The main contributions of the book may be different depending on who is asking. To criminologists, Skarbek’s take is a promising alternative hypothesis for the “importation theory” of prison gangs. To sociologists, it may be the lesson that putting emphasis on the institutional context—governance, size, and transaction costs—yields fruitful ideal types that can serve as guides for future research. To policymakers, the main lesson is the rule “small is better.” Smaller jails reduce the power of gangs; they are less violent and easier to monitor.

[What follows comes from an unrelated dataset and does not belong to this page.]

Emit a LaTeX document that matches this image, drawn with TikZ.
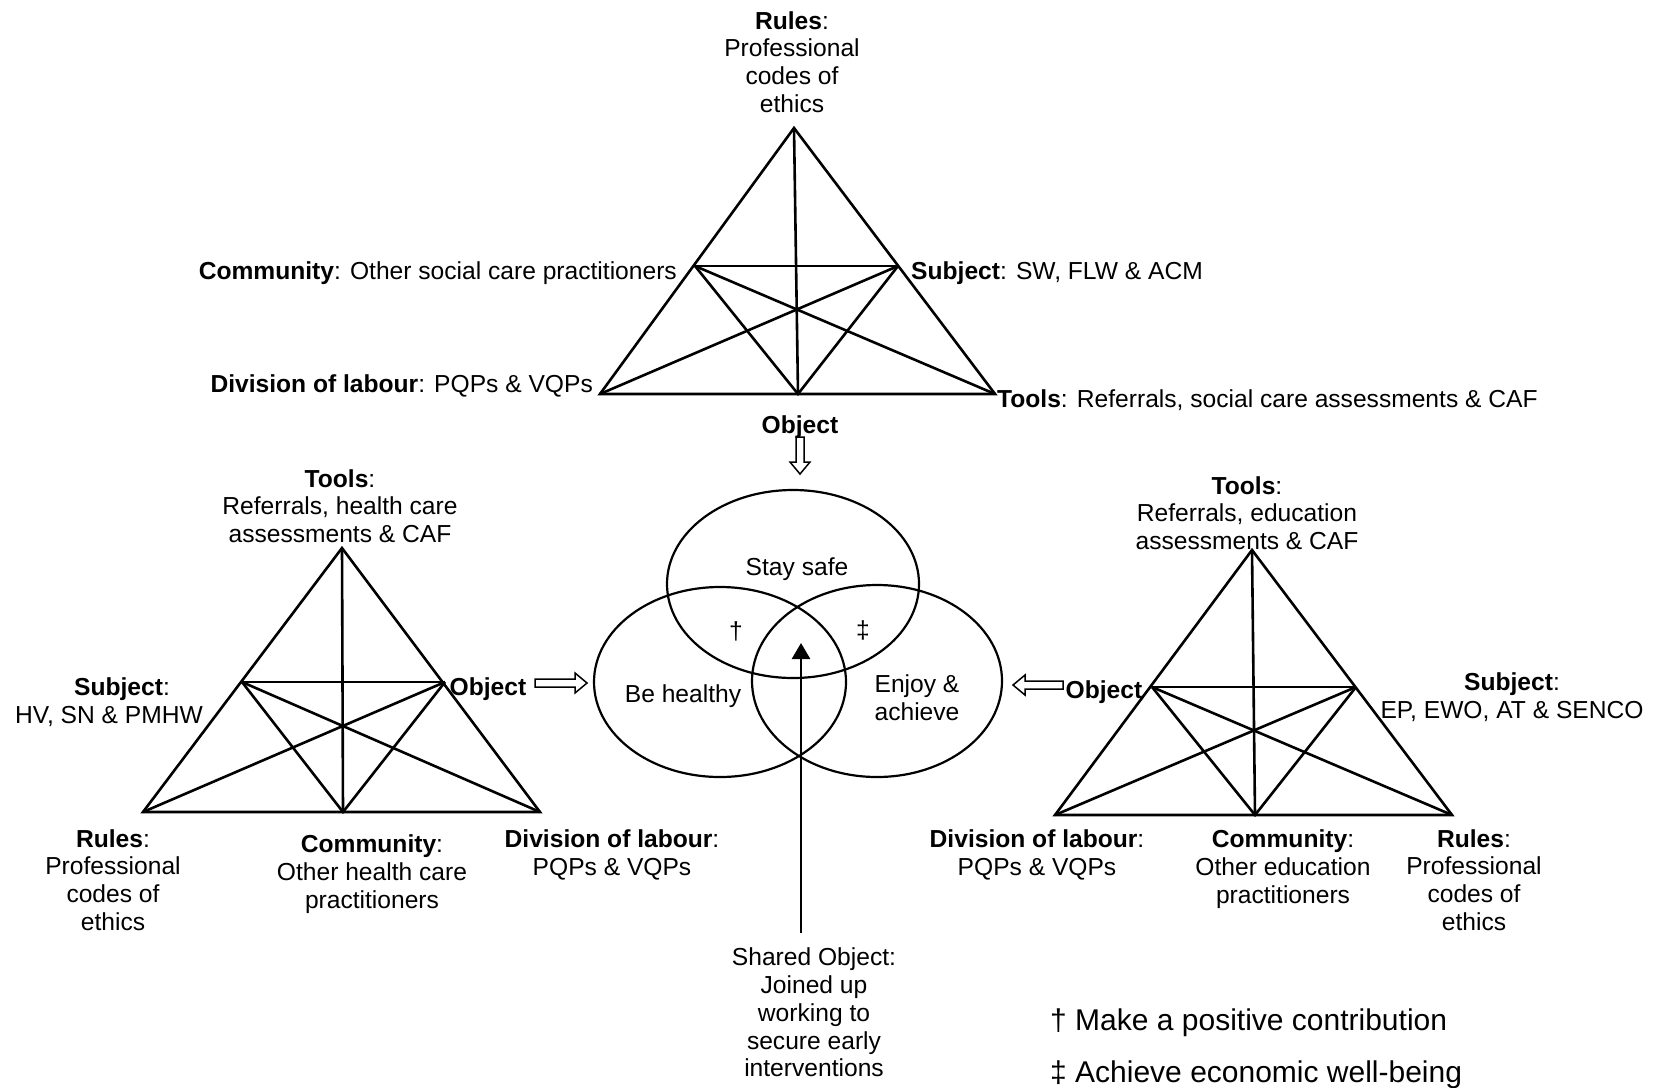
\documentclass[tikz,border=0pt]{standalone}
\usepackage{fontspec}
\setmainfont{Liberation Sans}
\usetikzlibrary{arrows.meta,calc}
\newcommand{\drawtri}[1]{%
  \draw[tri] (#1A) -- (#1B) -- (#1C) -- cycle;
  \draw[tri] (#1L) -- (#1R);
  \draw[tri] (#1A) -- (#1M);
  \draw[tri] (#1L) -- (#1M) -- (#1R);
  \draw[tri] (#1L) -- (#1C);
  \draw[tri] (#1R) -- (#1B);
}
\newcommand{\hollowarrow}[3]{%
  \begin{scope}[shift={(#1)}, rotate=#2]
    \draw[hollow] (0,-4) -- (#3-12,-4) -- (#3-12,-10) -- (#3,0) -- (#3-12,10) -- (#3-12,4) -- (0,4) -- cycle;
  \end{scope}}
\begin{document}
\begin{tikzpicture}[x=1pt,y=-1pt,
  tri/.style={line width=2.6pt, line join=miter},
  venn/.style={line width=2.2pt},
  lbl/.style={inner sep=0pt, align=center, font=\fontsize{24.6}{27.8}\selectfont},
  leg/.style={inner sep=0pt, anchor=base west, font=\fontsize{30}{36}\selectfont},
  hollow/.style={line width=1.5pt, line join=miter},
  sharedarrow/.style={line width=2.8pt, -{Triangle[length=16pt,width=18pt]}}
]
\useasboundingbox[fill=white] (0,0) rectangle (1653,1087);

% ---------- top triangle (social care) ----------
\coordinate (tA) at (794,128);
\coordinate (tB) at (600,394);
\coordinate (tC) at (995,394);
\coordinate (tL) at (695,266);
\coordinate (tR) at (898,266);
\coordinate (tM) at (798,394);
\drawtri{t}

\node[lbl] (tRules) at (792,62) {\textbf{Rules}:\\Professional\\codes of\\ethics};
\node[lbl, anchor=base east] (tComm) at (677,279.5) {\textbf{Community}: Other social care practitioners};
\node[lbl, anchor=base west] (tSubj) at (911,279.5) {\textbf{Subject}: SW, FLW \& ACM};
\node[lbl, anchor=base east] (tDiv) at (593,392.5) {\textbf{Division of labour}: PQPs \& VQPs};
\node[lbl, anchor=base west] (tTools) at (997,407.5) {\textbf{Tools}: Referrals, social care assessments \& CAF};
\node[lbl, anchor=base] (tObj) at (800,433) {\textbf{Object}};

% ---------- left triangle (health) ----------
\coordinate (lA) at (342,548);
\coordinate (lB) at (143,812);
\coordinate (lC) at (540,812);
\coordinate (lL) at (242,682);
\coordinate (lR) at (445,682);
\coordinate (lM) at (343,812);
\drawtri{l}

\node[lbl] (lTools) at (340,506) {\textbf{Tools}:\\Referrals, health care\\assessments \& CAF};
\node[lbl, anchor=base] (lSubjA) at (122,695.5) {\textbf{Subject}:};
\node[lbl, anchor=base] (lSubjB) at (109,723.5) {HV, SN \& PMHW};
\node[lbl, anchor=base] (lObj) at (488,695.5) {\textbf{Object}};
\node[lbl] (lRules) at (113,880) {\textbf{Rules}:\\Professional\\codes of\\ethics};
\node[lbl] (lComm) at (372,874) {\textbf{Community}:\\Other health care\\practitioners};
\node[lbl] (lDiv) at (612,855) {\textbf{Division of labour}:\\PQPs \& VQPs};

% ---------- right triangle (education) ----------
\coordinate (rA) at (1252,550);
\coordinate (rB) at (1055,815);
\coordinate (rC) at (1452,815);
\coordinate (rL) at (1152,687);
\coordinate (rR) at (1356,687);
\coordinate (rM) at (1255,815);
\drawtri{r}

\node[lbl] (rTools) at (1247,513) {\textbf{Tools}:\\Referrals, education\\assessments \& CAF};
\node[lbl, anchor=base] (rObj) at (1104,698.5) {\textbf{Object}};
\node[lbl] (rSubj) at (1512,697) {\textbf{Subject}:\\EP, EWO, AT \& SENCO};
\node[lbl] (rDiv) at (1037,855) {\textbf{Division of labour}:\\PQPs \& VQPs};
\node[lbl] (rComm) at (1283,869) {\textbf{Community}:\\Other education\\practitioners};
\node[lbl] (rRules) at (1474,880) {\textbf{Rules}:\\Professional\\codes of\\ethics};

% ---------- hollow arrows ----------
\coordinate (tArrTail) at (800,437);
\coordinate (lArrTail) at (535,683);
\coordinate (rArrTail) at (1063,685);
\hollowarrow{tArrTail}{-90}{37}
\hollowarrow{lArrTail}{0}{52}
\hollowarrow{rArrTail}{180}{50}

% ---------- Venn ----------
\draw[venn] (793,584) ellipse [x radius=126, y radius=94];
\draw[venn] (720,682) ellipse [x radius=126, y radius=95];
\draw[venn] (877,681) ellipse [x radius=125, y radius=96];

\node[lbl, anchor=base] (safe) at (797,575.5) {Stay safe};
\node[lbl] (dag) at (736,631) {†};
\node[lbl] (ddag) at (863,630) {‡};
\node[lbl, anchor=base] (healthy) at (683,702.5) {Be healthy};
\node[lbl] (enjoy) at (917,698) {Enjoy \&\\achieve};

% ---------- shared object ----------
\node[lbl] (shared) at (814,1012.5) {Shared Object:\\Joined up\\working to\\secure early\\interventions};
\coordinate (arrStart) at (801,933);
\coordinate (arrTip) at (801,643);
\draw[sharedarrow] (arrStart) -- (arrTip);

% ---------- legend ----------
\node[leg] (leg1) at (1050,1030) {† Make a positive contribution};
\node[leg] (leg2) at (1050,1082) {‡ Achieve economic well-being};
\end{tikzpicture}
\end{document}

Finally, his work reinforces two methodological ideas for social sciences in general and economics in particular. It shows that good economics can exist and prosper outside of fancy theoretical models and quantitative analysis. Whereas some theoretical works in the same vein offer interesting functionalist explanations but fail to derive testable hypotheses; others, when facing testable hypotheses, fail to actually test them because existing data do not conform to the necessities of regression models. Skarbek provides a way out, opening important new avenues for research. By building on extensive qualitative data from multiple case studies, he is able to compare prisons that are similar in many aspects but differ in the variables of interest—level of state governance, size, and demographics. More broadly, the book is an outstanding example that the facts of the social sciences are “theory-laden.” No doubt that this is an empirical work; but the conclusions are possible because theory guides its interpretation. Applying a new theoretical source of light helps to illuminate facts once unknown to the observer. It allows for one to extract new knowledge from the same data.